--- COLLECTED MATERIAL ---
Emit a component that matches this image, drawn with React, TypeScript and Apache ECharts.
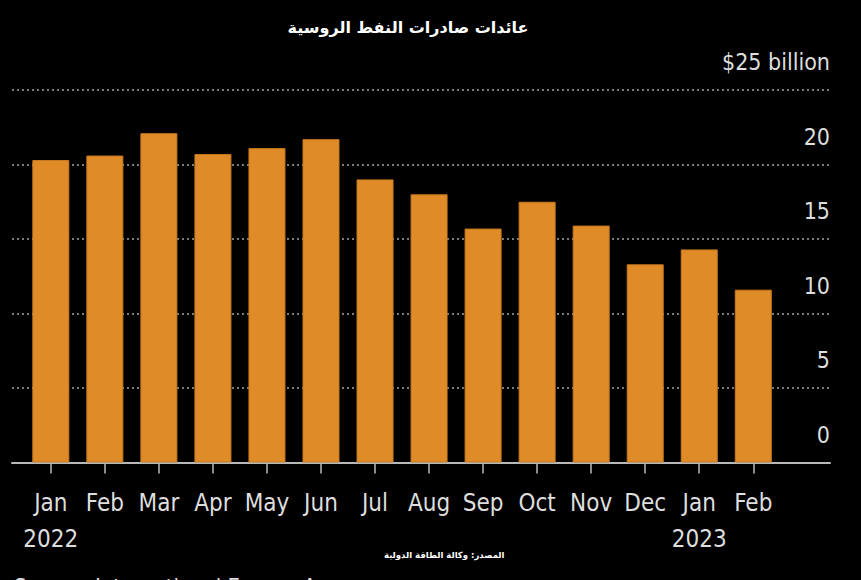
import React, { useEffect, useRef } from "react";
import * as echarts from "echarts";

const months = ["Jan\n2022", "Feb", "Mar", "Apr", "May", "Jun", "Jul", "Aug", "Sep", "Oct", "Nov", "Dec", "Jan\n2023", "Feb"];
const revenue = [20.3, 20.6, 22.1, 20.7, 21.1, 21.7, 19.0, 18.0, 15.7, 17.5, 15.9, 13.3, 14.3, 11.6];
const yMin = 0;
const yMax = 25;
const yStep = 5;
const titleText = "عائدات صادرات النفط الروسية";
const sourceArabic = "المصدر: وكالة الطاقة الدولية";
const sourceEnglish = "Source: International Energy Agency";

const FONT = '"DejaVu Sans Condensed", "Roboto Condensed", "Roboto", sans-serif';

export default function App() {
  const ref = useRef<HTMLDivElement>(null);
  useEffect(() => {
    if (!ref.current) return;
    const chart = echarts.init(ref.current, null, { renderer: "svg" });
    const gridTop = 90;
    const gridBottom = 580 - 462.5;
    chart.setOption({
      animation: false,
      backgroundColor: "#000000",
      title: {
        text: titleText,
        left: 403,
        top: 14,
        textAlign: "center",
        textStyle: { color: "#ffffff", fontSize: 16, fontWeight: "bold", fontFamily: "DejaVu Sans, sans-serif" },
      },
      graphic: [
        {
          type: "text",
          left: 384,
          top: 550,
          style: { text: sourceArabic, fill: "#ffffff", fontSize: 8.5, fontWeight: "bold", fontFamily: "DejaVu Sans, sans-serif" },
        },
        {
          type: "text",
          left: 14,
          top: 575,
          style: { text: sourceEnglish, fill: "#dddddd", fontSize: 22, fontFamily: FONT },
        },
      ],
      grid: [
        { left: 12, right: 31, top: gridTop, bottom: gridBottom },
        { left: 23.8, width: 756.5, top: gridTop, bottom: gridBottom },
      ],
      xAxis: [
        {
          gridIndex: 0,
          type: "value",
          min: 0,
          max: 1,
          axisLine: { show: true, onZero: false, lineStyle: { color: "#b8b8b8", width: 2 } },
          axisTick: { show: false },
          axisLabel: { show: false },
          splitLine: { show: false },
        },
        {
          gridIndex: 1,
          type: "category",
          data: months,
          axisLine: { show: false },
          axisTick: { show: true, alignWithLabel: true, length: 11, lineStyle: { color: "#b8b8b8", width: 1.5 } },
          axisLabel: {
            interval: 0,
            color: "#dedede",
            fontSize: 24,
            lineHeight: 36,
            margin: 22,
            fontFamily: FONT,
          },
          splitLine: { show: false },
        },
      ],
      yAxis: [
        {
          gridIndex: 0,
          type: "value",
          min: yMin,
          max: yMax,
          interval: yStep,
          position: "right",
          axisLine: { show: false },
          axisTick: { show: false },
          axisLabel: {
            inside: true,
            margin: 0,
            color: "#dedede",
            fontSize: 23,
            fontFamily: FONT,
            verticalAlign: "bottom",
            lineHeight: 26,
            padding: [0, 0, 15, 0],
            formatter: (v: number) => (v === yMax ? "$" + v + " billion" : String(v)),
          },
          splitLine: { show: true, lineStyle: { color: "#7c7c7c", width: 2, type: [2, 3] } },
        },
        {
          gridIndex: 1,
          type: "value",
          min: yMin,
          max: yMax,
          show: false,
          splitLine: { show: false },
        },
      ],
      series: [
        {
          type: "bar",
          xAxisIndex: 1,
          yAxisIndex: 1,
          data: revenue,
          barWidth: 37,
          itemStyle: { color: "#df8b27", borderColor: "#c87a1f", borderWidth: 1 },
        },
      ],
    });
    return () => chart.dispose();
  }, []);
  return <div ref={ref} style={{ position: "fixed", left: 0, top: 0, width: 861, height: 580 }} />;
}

--- SET PROBLEM ---
Please set down each line of the data above exactly as written, without the pictures.

--- WRITTEN SOLUTION ---
Emit a component that matches this image, drawn with React, TypeScript and Apache ECharts.
import React, { useEffect, useRef } from "react";
import * as echarts from "echarts";

const months = ["Jan\n2022", "Feb", "Mar", "Apr", "May", "Jun", "Jul", "Aug", "Sep", "Oct", "Nov", "Dec", "Jan\n2023", "Feb"];
const revenue = [20.3, 20.6, 22.1, 20.7, 21.1, 21.7, 19.0, 18.0, 15.7, 17.5, 15.9, 13.3, 14.3, 11.6];
const yMin = 0;
const yMax = 25;
const yStep = 5;
const titleText = "عائدات صادرات النفط الروسية";
const sourceArabic = "المصدر: وكالة الطاقة الدولية";
const sourceEnglish = "Source: International Energy Agency";

const FONT = '"DejaVu Sans Condensed", "Roboto Condensed", "Roboto", sans-serif';

export default function App() {
  const ref = useRef<HTMLDivElement>(null);
  useEffect(() => {
    if (!ref.current) return;
    const chart = echarts.init(ref.current, null, { renderer: "svg" });
    const gridTop = 90;
    const gridBottom = 580 - 462.5;
    chart.setOption({
      animation: false,
      backgroundColor: "#000000",
      title: {
        text: titleText,
        left: 403,
        top: 14,
        textAlign: "center",
        textStyle: { color: "#ffffff", fontSize: 16, fontWeight: "bold", fontFamily: "DejaVu Sans, sans-serif" },
      },
      graphic: [
        {
          type: "text",
          left: 384,
          top: 550,
          style: { text: sourceArabic, fill: "#ffffff", fontSize: 8.5, fontWeight: "bold", fontFamily: "DejaVu Sans, sans-serif" },
        },
        {
          type: "text",
          left: 14,
          top: 575,
          style: { text: sourceEnglish, fill: "#dddddd", fontSize: 22, fontFamily: FONT },
        },
      ],
      grid: [
        { left: 12, right: 31, top: gridTop, bottom: gridBottom },
        { left: 23.8, width: 756.5, top: gridTop, bottom: gridBottom },
      ],
      xAxis: [
        {
          gridIndex: 0,
          type: "value",
          min: 0,
          max: 1,
          axisLine: { show: true, onZero: false, lineStyle: { color: "#b8b8b8", width: 2 } },
          axisTick: { show: false },
          axisLabel: { show: false },
          splitLine: { show: false },
        },
        {
          gridIndex: 1,
          type: "category",
          data: months,
          axisLine: { show: false },
          axisTick: { show: true, alignWithLabel: true, length: 11, lineStyle: { color: "#b8b8b8", width: 1.5 } },
          axisLabel: {
            interval: 0,
            color: "#dedede",
            fontSize: 24,
            lineHeight: 36,
            margin: 22,
            fontFamily: FONT,
          },
          splitLine: { show: false },
        },
      ],
      yAxis: [
        {
          gridIndex: 0,
          type: "value",
          min: yMin,
          max: yMax,
          interval: yStep,
          position: "right",
          axisLine: { show: false },
          axisTick: { show: false },
          axisLabel: {
            inside: true,
            margin: 0,
            color: "#dedede",
            fontSize: 23,
            fontFamily: FONT,
            verticalAlign: "bottom",
            lineHeight: 26,
            padding: [0, 0, 15, 0],
            formatter: (v: number) => (v === yMax ? "$" + v + " billion" : String(v)),
          },
          splitLine: { show: true, lineStyle: { color: "#7c7c7c", width: 2, type: [2, 3] } },
        },
        {
          gridIndex: 1,
          type: "value",
          min: yMin,
          max: yMax,
          show: false,
          splitLine: { show: false },
        },
      ],
      series: [
        {
          type: "bar",
          xAxisIndex: 1,
          yAxisIndex: 1,
          data: revenue,
          barWidth: 37,
          itemStyle: { color: "#df8b27", borderColor: "#c87a1f", borderWidth: 1 },
        },
      ],
    });
    return () => chart.dispose();
  }, []);
  return <div ref={ref} style={{ position: "fixed", left: 0, top: 0, width: 861, height: 580 }} />;
}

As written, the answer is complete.